Would you retype, exactly and without the pictures, the lines between the line holding "Clone this chart in matplotlib." and the line holding "import matplotlib.lines as mlines", inclusive, and nothing else?
-- Start of Extracted entries --
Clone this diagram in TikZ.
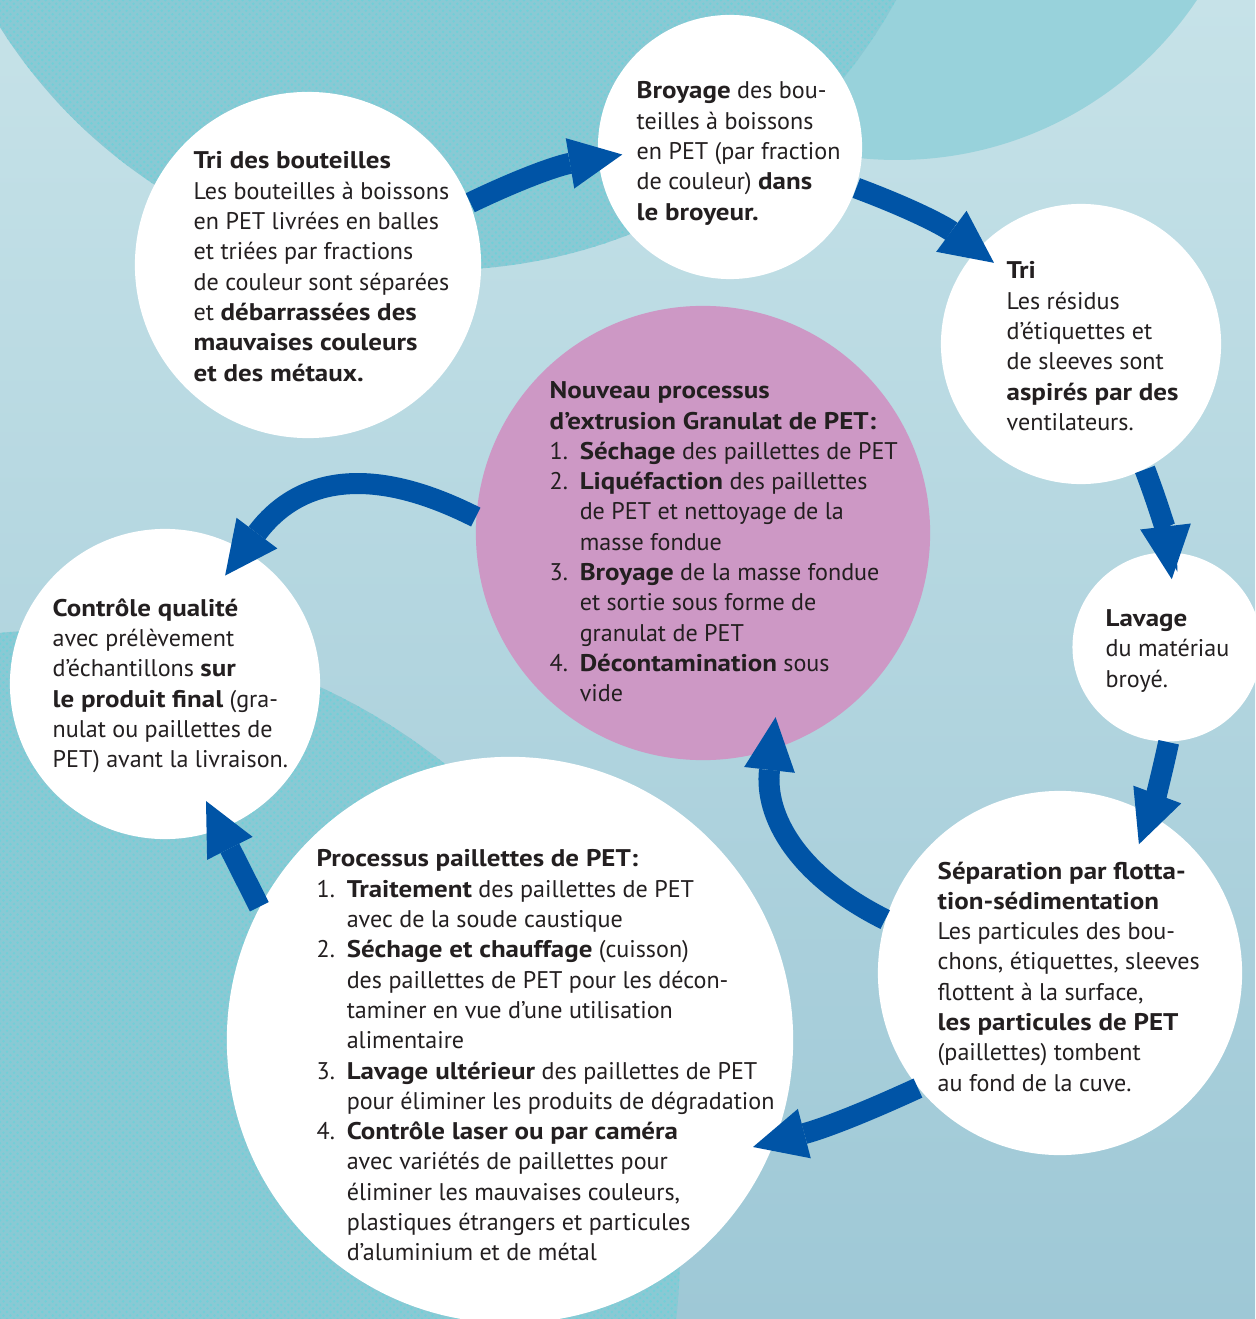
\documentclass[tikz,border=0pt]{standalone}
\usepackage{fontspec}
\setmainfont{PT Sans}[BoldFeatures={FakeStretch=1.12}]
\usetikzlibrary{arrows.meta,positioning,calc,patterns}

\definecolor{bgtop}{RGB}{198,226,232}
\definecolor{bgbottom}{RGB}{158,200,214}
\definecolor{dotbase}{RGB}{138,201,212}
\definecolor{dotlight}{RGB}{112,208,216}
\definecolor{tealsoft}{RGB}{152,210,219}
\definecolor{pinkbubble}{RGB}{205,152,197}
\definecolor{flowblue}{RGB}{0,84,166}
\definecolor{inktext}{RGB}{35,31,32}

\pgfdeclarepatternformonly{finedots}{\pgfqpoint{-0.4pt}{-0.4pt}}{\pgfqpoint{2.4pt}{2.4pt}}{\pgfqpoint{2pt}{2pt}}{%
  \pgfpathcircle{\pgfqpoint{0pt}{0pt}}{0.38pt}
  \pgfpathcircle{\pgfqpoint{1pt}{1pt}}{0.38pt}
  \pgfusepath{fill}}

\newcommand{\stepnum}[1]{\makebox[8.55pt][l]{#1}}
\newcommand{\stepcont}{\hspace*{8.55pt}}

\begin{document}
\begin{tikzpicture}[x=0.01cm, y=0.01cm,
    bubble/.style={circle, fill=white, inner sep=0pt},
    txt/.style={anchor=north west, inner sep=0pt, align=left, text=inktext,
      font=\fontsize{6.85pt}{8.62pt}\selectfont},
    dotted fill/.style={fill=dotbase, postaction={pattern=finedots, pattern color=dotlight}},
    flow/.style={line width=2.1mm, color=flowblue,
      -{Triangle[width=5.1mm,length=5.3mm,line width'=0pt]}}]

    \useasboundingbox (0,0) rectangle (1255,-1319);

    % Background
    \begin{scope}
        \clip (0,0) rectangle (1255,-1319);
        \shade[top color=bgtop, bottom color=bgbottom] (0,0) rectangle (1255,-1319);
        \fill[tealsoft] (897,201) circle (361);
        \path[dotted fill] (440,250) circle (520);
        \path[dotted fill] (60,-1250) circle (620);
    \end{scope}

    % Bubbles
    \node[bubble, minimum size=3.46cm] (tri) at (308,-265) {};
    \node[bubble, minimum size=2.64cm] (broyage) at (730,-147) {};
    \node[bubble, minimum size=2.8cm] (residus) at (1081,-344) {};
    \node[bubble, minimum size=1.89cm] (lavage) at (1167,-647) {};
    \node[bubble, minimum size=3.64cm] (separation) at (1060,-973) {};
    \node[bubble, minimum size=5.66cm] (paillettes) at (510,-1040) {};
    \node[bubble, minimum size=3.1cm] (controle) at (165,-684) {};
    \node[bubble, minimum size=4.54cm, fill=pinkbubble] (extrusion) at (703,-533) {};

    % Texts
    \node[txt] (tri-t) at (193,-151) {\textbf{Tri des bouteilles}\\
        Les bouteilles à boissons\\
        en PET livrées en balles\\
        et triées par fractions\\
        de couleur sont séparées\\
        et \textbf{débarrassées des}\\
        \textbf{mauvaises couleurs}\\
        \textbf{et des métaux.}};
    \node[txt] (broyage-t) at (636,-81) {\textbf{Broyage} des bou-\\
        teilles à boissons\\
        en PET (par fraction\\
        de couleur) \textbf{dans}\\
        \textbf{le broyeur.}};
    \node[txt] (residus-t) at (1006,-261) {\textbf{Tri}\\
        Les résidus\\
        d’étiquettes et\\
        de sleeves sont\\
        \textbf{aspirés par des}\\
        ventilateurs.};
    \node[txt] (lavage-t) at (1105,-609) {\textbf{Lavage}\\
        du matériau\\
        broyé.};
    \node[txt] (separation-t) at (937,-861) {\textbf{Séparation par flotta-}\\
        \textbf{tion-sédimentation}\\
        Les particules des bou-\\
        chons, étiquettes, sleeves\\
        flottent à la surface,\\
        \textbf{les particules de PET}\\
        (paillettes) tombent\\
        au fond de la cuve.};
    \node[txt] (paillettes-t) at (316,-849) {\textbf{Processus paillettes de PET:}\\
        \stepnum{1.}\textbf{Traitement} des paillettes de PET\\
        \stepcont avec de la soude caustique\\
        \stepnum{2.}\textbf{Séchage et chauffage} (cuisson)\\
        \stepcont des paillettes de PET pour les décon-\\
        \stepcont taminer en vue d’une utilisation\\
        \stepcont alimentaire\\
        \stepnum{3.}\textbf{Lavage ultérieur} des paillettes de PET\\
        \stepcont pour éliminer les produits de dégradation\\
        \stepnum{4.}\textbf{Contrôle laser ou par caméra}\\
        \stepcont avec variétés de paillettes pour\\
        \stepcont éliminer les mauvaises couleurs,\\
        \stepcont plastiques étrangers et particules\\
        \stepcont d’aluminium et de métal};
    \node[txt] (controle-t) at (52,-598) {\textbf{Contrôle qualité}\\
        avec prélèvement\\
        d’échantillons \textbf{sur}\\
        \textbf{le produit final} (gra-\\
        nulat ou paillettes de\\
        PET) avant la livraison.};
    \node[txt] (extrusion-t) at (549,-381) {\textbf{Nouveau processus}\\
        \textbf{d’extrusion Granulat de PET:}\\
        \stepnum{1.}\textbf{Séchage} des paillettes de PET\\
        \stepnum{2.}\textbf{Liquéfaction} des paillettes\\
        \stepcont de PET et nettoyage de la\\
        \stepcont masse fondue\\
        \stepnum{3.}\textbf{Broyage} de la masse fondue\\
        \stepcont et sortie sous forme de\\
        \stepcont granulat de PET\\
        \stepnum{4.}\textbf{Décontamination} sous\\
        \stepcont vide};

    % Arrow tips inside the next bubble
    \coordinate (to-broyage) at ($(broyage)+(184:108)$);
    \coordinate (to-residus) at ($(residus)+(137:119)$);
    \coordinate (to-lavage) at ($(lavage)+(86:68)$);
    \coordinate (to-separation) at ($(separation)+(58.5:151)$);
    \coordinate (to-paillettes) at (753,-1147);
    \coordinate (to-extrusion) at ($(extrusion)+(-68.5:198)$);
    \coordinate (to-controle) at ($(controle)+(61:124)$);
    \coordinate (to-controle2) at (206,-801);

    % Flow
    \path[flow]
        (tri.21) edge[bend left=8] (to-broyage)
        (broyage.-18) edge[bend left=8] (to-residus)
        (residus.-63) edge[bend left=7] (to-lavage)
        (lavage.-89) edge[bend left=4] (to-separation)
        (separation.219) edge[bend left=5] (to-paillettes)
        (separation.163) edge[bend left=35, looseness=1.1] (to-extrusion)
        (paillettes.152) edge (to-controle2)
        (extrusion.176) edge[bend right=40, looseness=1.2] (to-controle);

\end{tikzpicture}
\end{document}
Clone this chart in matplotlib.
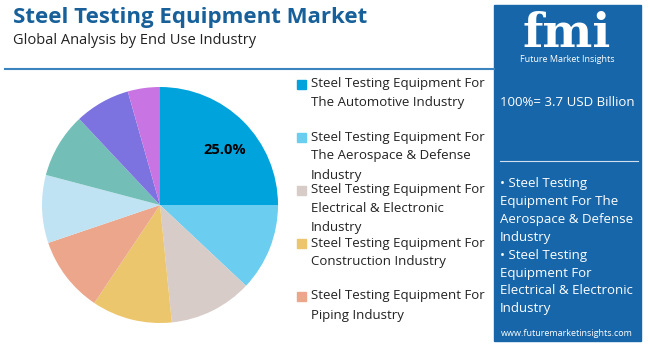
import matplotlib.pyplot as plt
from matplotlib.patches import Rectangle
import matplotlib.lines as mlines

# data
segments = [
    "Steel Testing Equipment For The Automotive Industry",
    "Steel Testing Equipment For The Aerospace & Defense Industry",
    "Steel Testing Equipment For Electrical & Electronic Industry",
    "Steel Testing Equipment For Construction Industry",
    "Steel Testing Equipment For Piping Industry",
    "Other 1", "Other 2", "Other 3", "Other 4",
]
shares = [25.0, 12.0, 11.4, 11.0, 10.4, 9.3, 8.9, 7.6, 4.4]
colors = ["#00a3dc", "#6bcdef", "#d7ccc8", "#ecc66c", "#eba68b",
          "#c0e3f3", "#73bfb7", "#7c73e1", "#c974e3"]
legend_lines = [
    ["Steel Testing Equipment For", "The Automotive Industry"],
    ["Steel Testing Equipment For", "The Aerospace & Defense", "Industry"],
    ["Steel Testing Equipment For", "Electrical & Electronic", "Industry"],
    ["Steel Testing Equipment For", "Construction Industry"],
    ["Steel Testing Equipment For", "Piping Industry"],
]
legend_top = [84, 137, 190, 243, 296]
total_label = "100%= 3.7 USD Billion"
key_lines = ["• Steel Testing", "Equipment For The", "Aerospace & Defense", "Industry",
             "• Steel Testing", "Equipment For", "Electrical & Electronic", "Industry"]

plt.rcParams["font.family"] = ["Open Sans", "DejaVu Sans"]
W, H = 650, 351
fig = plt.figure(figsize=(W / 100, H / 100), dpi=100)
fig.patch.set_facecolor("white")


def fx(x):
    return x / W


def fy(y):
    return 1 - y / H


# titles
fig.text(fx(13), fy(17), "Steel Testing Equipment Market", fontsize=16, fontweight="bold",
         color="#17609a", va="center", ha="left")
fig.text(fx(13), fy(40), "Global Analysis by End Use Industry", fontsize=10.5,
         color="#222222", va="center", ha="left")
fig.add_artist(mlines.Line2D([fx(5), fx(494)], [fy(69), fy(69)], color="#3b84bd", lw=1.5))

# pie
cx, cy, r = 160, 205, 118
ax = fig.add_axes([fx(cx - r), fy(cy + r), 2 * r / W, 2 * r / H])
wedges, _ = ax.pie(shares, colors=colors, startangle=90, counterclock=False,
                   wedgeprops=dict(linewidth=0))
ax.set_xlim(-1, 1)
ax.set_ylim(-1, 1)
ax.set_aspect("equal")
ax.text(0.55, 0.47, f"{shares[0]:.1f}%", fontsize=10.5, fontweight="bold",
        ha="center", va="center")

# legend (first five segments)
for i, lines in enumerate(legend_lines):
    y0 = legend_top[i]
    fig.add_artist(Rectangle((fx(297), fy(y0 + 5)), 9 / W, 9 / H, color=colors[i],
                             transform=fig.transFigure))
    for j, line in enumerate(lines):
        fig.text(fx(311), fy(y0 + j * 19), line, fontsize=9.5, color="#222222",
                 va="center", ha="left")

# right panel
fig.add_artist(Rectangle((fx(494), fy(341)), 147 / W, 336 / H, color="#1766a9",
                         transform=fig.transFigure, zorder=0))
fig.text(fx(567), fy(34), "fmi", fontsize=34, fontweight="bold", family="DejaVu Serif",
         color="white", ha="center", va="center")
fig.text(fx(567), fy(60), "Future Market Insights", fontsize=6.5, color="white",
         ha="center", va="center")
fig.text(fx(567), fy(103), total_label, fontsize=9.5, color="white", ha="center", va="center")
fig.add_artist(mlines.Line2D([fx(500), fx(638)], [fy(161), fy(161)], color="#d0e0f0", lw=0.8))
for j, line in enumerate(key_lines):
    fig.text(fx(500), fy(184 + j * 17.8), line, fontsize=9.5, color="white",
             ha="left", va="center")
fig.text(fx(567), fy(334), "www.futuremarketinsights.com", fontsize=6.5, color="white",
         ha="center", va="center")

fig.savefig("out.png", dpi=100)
-- End of Extracted entries --
*Response*:
Clone this chart in matplotlib.
import matplotlib.pyplot as plt
from matplotlib.patches import Rectangle
import matplotlib.lines as mlines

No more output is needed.